И вот — первый раз в жизни еду я на поезде. Вагон общий, в нем людей — как в бочке сельдей, духота, ревут детишки, без конца орет на пассажиров громогласная и огромная, как пожарная каланча, проводница, — но что мне за дело до всего этого? Мне так хорошо, так непривычно стоять в тамбуре и глядеть в окно! Окно мутное, радужное, видно, выпачкано нефтью, и когда беспрерывно кричащая хриплым басом проводница удаляется в другой конец вагона, я открываю дверь на волю и, держась за поручни, повисаю над рябящими внизу шпалами и бешено летящими навстречу придорожными кустами. Ветер дергает, рвет с меня рубаху, она надувается, хлопает за спиною, словно там выросли крылья и я вот-вот взмою ввысь в стремительном полете.

Это тревожно-радостное ощущение полета вытесняет все мысли и чувства, — хочется кричать в ветреную пустоту что-то бессмысленное, дикое. Порою меня обдает кисловатым паровозным дымом, и тогда на зубах скрипит угольная пыль. Но сквозь дым прорываются запахи просторов, — нагретого солнцем жнивья, пресной болотной гнили, увядающих трав и древесной листвы.

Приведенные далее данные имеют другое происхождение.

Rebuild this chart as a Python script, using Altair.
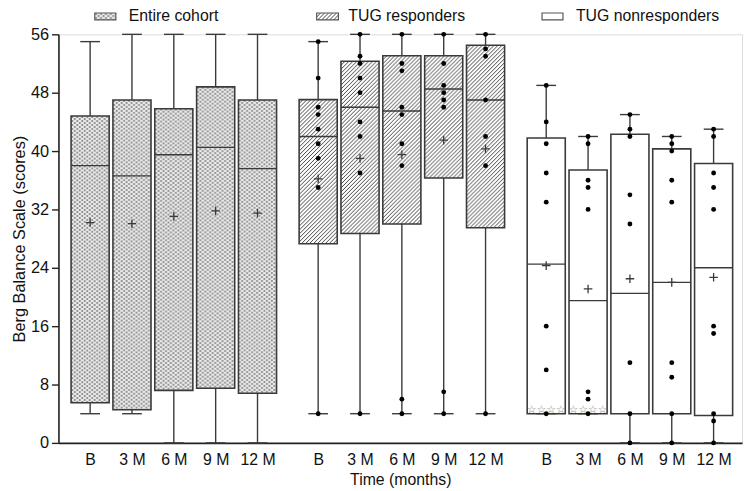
import base64
import altair as alt
import pandas as pd

# ---------------- data ----------------
groups = ["Entire cohort", "TUG responders", "TUG nonresponders"]
timepoints = ["B", "3 M", "6 M", "9 M", "12 M"]

ec_min = [4, 4, 0, 0, 0]
ec_q1 = [5.5, 4.55, 7.2, 7.5, 6.8]
ec_med = [38.0, 36.6, 39.5, 40.5, 37.6]
ec_q3 = [44.8, 47.0, 45.8, 48.8, 47.0]
ec_max = [55, 56, 56, 56, 56]
ec_mean = [30.2, 30.05, 31.05, 31.8, 31.5]

resp_min = [4, 4, 4, 4, 4]
resp_q1 = [27.3, 28.7, 30.0, 36.3, 29.5]
resp_med = [42.0, 46.0, 45.5, 48.5, 47.0]
resp_q3 = [47.05, 52.3, 53.06, 53.06, 54.5]
resp_max = [55, 56, 56, 56, 56]
resp_mean = [36.2, 39.0, 39.5, 41.5, 40.3]
resp_points = [
    [55, 50, 46, 45, 43, 41, 39, 35, 4],
    [56, 53, 52, 50, 48, 44, 42, 37, 4],
    [56, 52, 51, 46, 45, 41, 38, 6, 4],
    [56, 52, 49, 48, 47, 46, 7, 4],
    [56, 54, 53, 47, 42, 38, 4],
]

non_min = [4, 4, 0, 0, 0]
non_q1 = [4.0, 4.0, 4.0, 4.0, 3.75]
non_med = [24.5, 19.5, 20.5, 22.0, 24.0]
non_q3 = [41.8, 37.4, 42.3, 40.3, 38.3]
non_max = [49, 42, 45, 42, 43]
non_mean = [24.3, 21.1, 22.5, 22.0, 22.7]
non_points = [
    [49, 44, 41, 37, 33, 16, 10, 4],
    [42, 41, 36, 35, 32, 7, 6, 4],
    [45, 43, 42, 34, 30, 11, 4, 0],
    [42, 41, 40, 36, 33, 11, 9, 4, 0],
    [43, 42, 37, 35, 32, 16, 15, 4, 3, 0],
]

star_group = "TUG nonresponders"
star_times = ["B", "3 M"]
star_label = "☆☆☆☆"

y_ticks = list(range(0, 57, 4))

# ---------------- layout helpers ----------------
STEP = 5.45      # offset between groups, in category steps
HALF = 0.455     # half box width
CAP = 0.236      # half whisker-cap width

stats = {
    groups[0]: (ec_min, ec_q1, ec_med, ec_q3, ec_max, ec_mean),
    groups[1]: (resp_min, resp_q1, resp_med, resp_q3, resp_max, resp_mean),
    groups[2]: (non_min, non_q1, non_med, non_q3, non_max, non_mean),
}
points = {groups[1]: resp_points, groups[2]: non_points}


def svg_url(body):
    svg = ('<svg xmlns="http://www.w3.org/2000/svg" width="100%" height="100%">'
           + body + '</svg>')
    return "data:image/svg+xml;base64," + base64.b64encode(svg.encode()).decode()


dots_url = svg_url(
    '<defs><pattern id="d" width="5" height="4" patternUnits="userSpaceOnUse">'
    '<rect width="5" height="4" fill="#ececec"/>'
    '<ellipse cx="1.3" cy="1" rx="1.15" ry="0.8" fill="#5e5e5e"/>'
    '<ellipse cx="3.8" cy="3" rx="1.15" ry="0.8" fill="#5e5e5e"/>'
    '</pattern></defs><rect width="100%" height="100%" fill="url(#d)"/>')
hatch_url = svg_url(
    '<defs><pattern id="h" width="4" height="4" patternUnits="userSpaceOnUse">'
    '<rect width="4" height="4" fill="#ffffff"/>'
    '<path d="M-1,1 L1,-1 M0,4 L4,0 M3,5 L5,3" stroke="#2b2b2b" stroke-width="0.9"/>'
    '</pattern></defs><rect width="100%" height="100%" fill="url(#h)"/>')
pattern_of = {groups[0]: dots_url, groups[1]: hatch_url, groups[2]: ""}

rows = []
for g, name in enumerate(groups):
    mn, q1, md, q3, mx, me = stats[name]
    for i, t in enumerate(timepoints):
        rows.append(dict(group=name, time=t, pos=g * STEP + i, mn=mn[i], q1=q1[i],
                         med=md[i], q3=q3[i], mx=mx[i], mean=me[i], url=pattern_of[name]))
box_df = pd.DataFrame(rows)

prow = []
for name, plist in points.items():
    g = groups.index(name)
    for i, vals in enumerate(plist):
        for v in vals:
            prow.append(dict(group=name, pos=g * STEP + i, val=v))
pt_df = pd.DataFrame(prow)

star_df = pd.DataFrame([dict(pos=groups.index(star_group) * STEP + timepoints.index(t),
                             val=4.5, label=star_label) for t in star_times])

# legend entries (placed through the same scales, above the plot frame)
leg_df = pd.DataFrame(dict(
    label=groups,
    sx1=[0.111, 5.414, 10.80],
    sx2=[0.615, 5.934, 11.30],
    tx=[0.922, 6.17, 11.61],
    url=[dots_url, hatch_url, ""],
))
leg_df["y1"] = 57.97
leg_df["y2"] = 58.92
leg_df["ty"] = 58.44

xs = alt.Scale(domain=[-0.757, 15.58], nice=False, zero=False)
ys = alt.Scale(domain=[0, 56], nice=False, zero=False)
FONT = "Liberation Sans"
DARK = "#3a3a3a"

positions = [g * STEP + i for g in range(3) for i in range(5)]
x_label_expr = ("[" + ",".join("'%s'" % t for t in timepoints) + "]"
                "[round(datum.value - %s*floor(datum.value/5.4))]" % STEP)

x_axis = alt.Axis(values=positions, labelExpr=x_label_expr, ticks=False, grid=False,
                  title="Time (months)", labelFont=FONT, labelFontSize=16,
                  labelColor="#111", titleFont=FONT, titleFontSize=16,
                  titleFontWeight="normal", titleColor="#111", labelPadding=9,
                  titlePadding=4, domainColor="#222", domainWidth=1.6)
y_axis = alt.Axis(values=y_ticks, labelExpr="datum.value % 8 === 0 ? datum.label : ''",
                  tickSize={"condition": {"test": "datum.value % 8 === 0", "value": 7}, "value": 5},
                  tickColor="#222", tickWidth=1.4, grid=False, domainColor="#222",
                  domainWidth=1.6, labelFont=FONT, labelFontSize=16.5, labelColor="#111",
                  labelPadding=3, title="Berg Balance Scale (scores)", titleFont=FONT,
                  titleFontSize=16.5, titleFontWeight="normal", titleColor="#111",
                  titlePadding=3)

base = alt.Chart(box_df)

axes_layer = base.mark_rule(opacity=0).encode(
    x=alt.X("pos:Q", scale=xs, axis=x_axis),
    y=alt.Y("mn:Q", scale=ys, axis=y_axis),
)

whisk_lo = base.mark_rule(color=DARK, strokeWidth=1.4).encode(
    x=alt.X("pos:Q", scale=xs), y=alt.Y("mn:Q", scale=ys), y2="q1:Q")
whisk_hi = base.mark_rule(color=DARK, strokeWidth=1.4).encode(
    x=alt.X("pos:Q", scale=xs), y=alt.Y("q3:Q", scale=ys), y2="mx:Q")
cap_lo = base.transform_calculate(c1=f"datum.pos-{CAP}", c2=f"datum.pos+{CAP}").mark_rule(
    color=DARK, strokeWidth=1.4).encode(
    x=alt.X("c1:Q", scale=xs), x2="c2:Q", y=alt.Y("mn:Q", scale=ys))
cap_hi = base.transform_calculate(c1=f"datum.pos-{CAP}", c2=f"datum.pos+{CAP}").mark_rule(
    color=DARK, strokeWidth=1.4).encode(
    x=alt.X("c1:Q", scale=xs), x2="c2:Q", y=alt.Y("mx:Q", scale=ys))

box_calc = base.transform_calculate(b1=f"datum.pos-{HALF}", b2=f"datum.pos+{HALF}")
box_white = box_calc.mark_rect(fill="white").encode(
    x=alt.X("b1:Q", scale=xs), x2="b2:Q", y=alt.Y("q1:Q", scale=ys), y2="q3:Q")
box_img = box_calc.transform_filter("datum.url != ''").mark_image(aspect=False).encode(
    x=alt.X("b1:Q", scale=xs), x2="b2:Q", y=alt.Y("q1:Q", scale=ys), y2="q3:Q", url="url:N")
box_edge = box_calc.mark_rect(fill=None, fillOpacity=0, stroke=DARK, strokeWidth=1.6).encode(
    x=alt.X("b1:Q", scale=xs), x2="b2:Q", y=alt.Y("q1:Q", scale=ys), y2="q3:Q")
median = box_calc.mark_rule(color=DARK, strokeWidth=1.4).encode(
    x=alt.X("b1:Q", scale=xs), x2="b2:Q", y=alt.Y("med:Q", scale=ys))
mean = base.mark_point(shape="M-1,0L1,0M0,-1L0,1", size=75, filled=False,
                       stroke=DARK, strokeWidth=1.3, opacity=1).encode(
    x=alt.X("pos:Q", scale=xs), y=alt.Y("mean:Q", scale=ys))

dots = alt.Chart(pt_df).mark_circle(size=24, color="#000", opacity=1).encode(
    x=alt.X("pos:Q", scale=xs), y=alt.Y("val:Q", scale=ys))

stars = alt.Chart(star_df).mark_text(font="DejaVu Sans", fontSize=11, color="#777777",
                                     baseline="middle").encode(
    x=alt.X("pos:Q", scale=xs), y=alt.Y("val:Q", scale=ys), text="label:N")

legend_base = alt.Chart(leg_df)
leg_white = legend_base.mark_rect(fill="white").encode(
    x=alt.X("sx1:Q", scale=xs), x2="sx2:Q", y=alt.Y("y1:Q", scale=ys), y2="y2:Q")
leg_img = legend_base.transform_filter("datum.url != ''").mark_image(aspect=False).encode(
    x=alt.X("sx1:Q", scale=xs), x2="sx2:Q", y=alt.Y("y1:Q", scale=ys), y2="y2:Q", url="url:N")
leg_edge = legend_base.mark_rect(fill=None, fillOpacity=0, stroke="#555", strokeWidth=1.2).encode(
    x=alt.X("sx1:Q", scale=xs), x2="sx2:Q", y=alt.Y("y1:Q", scale=ys), y2="y2:Q")
leg_text = legend_base.mark_text(font=FONT, fontSize=16, color="#111", align="left",
                                 baseline="middle").encode(
    x=alt.X("tx:Q", scale=xs), y=alt.Y("ty:Q", scale=ys), text="label:N")

chart = alt.layer(
    axes_layer, whisk_lo, whisk_hi, cap_lo, cap_hi, box_white, box_img, box_edge,
    median, mean, dots, stars, leg_white, leg_img, leg_edge, leg_text,
).properties(
    width=691, height=413,
    autosize=alt.AutoSizeParams(type="none"),
    padding={"left": 51, "top": 24, "right": 5, "bottom": 46},
).configure_view(stroke=None).configure(background="white")

chart.save("out.html", embed_options={"renderer": "svg", "actions": False})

Железный пол в тамбуре вздрагивает, под ним четко стучат на стыках колеса: так-так, так-так, так-так! А то ни с того ни с сего вдруг оглушительно и радостно заорет на весь божий мир паровоз: ого-го! Хорошо-о, мол!

До вечера я стою в тамбуре, пока ноги мои не деревенеют от усталости. Тогда я неохотно плетусь в душный вагон, лезу на занятую ранее верхнюю полку. Ложусь, подсунув под голову плоский свой фанерный чемоданчик, и снова гляжу в окно. Перед глазами мелькают телеграфные столбы, провода на них то поднимаются, то снова провисают, степной горизонт кажется близким, и, поскольку не видно всего неба, чудится, что сразу за горизонтом без конца и края разлилась голубая водная пустыня…

Но вот пошли леса. Сначала березняки, — серебристые стволы замелькали перед глазами, как спицы в колесе велосипеда, — потом надвинулись темные хвойные боры, по краям опять же прошитые березками, словно струями солнечного ливня.